Stäckel problem for non-diagonal Killing tensors: Yano-Patterson lifts, algebra of strong symmetries and quadratic in momenta integrals
Alexey V. Bolsinov, Andrey Yu. Konyaev, Vladimir S. Matveev
TL;DR
The paper extends the Stäckel framework to non-diagonal Killing tensors by leveraging gl-regular Nijenhuis operators and Yano-Patterson lifts, constructing integrable systems with $n$ quadratic-in-momenta integrals that Poisson-commute.
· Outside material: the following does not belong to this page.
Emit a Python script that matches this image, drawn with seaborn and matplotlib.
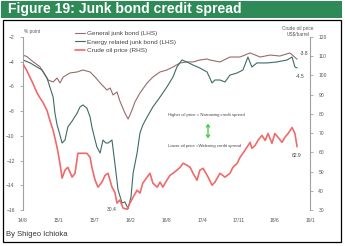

Central to the method is the symmetry algebra $\operatorname{Sym} L$ and the complete lift $\widehat L$, which yield a rich family of strong symmetries and a canonical symmetry $P$, enabling a broad class of Poisson-commuting integrals parameterized by $n(n+1)$ functions of two variables. In the diagonal case, the construction reduces to classical Stäckel separability; in dimension two it recovers all such systems, while higher dimensions furnish many new examples, including non-diagonal and Jordan-type Killing tensors with changing Segre characteristics. The authors also connect these finite-dimensional integrable systems to infinite-dimensional hydrodynamic-type PDEs $u_t = K_\alpha(u)u_x$ and demonstrate that, via generalised reciprocal transformations, the systems can be reduced to constant-coefficient form, highlighting both the analytical and geometric depth of the approach.
Abstract
We construct integrable Hamiltonian systems such that functionally independent Poisson commuting integrals are quadratic in the momenta. Unlike the classical Stäckel setting, we allow the associated self-adjoint $(1,1)$-tensors $K_α$ to be non-diagonalisable and have Jordan blocks and points where the Segre characteristic changes. Our construction is covariant and is based on Nijenhuis geometry: starting from a gl-regular Nijenhuis operator $L$ and its symmetry algebra, we obtain a large class of such integrable systems in a coordinate-free and signature-independent way; it is explicit once we have chosen a gl-regular Nijnhuis operator. In the diagonalisable case, our construction reproduces the Stäckel construction, and in dimension $n=2$ it recovers all known systems of this type; for $n\ge 3$ most of our systems are new. Finally, we establish applications to infinite-dimensional integrable systems of hydrodynamic type: namely, we show that for Killing $(1,1)$-tensors $ K_α$ corresponding to our example the evolutionarly PDE system of hydrodynamic type $u_t = K_α(u)u_x$ is integrable. We describe its symmetries, and use generalised reciprocal transformations to reduce it to a system with constant coefficient matrices.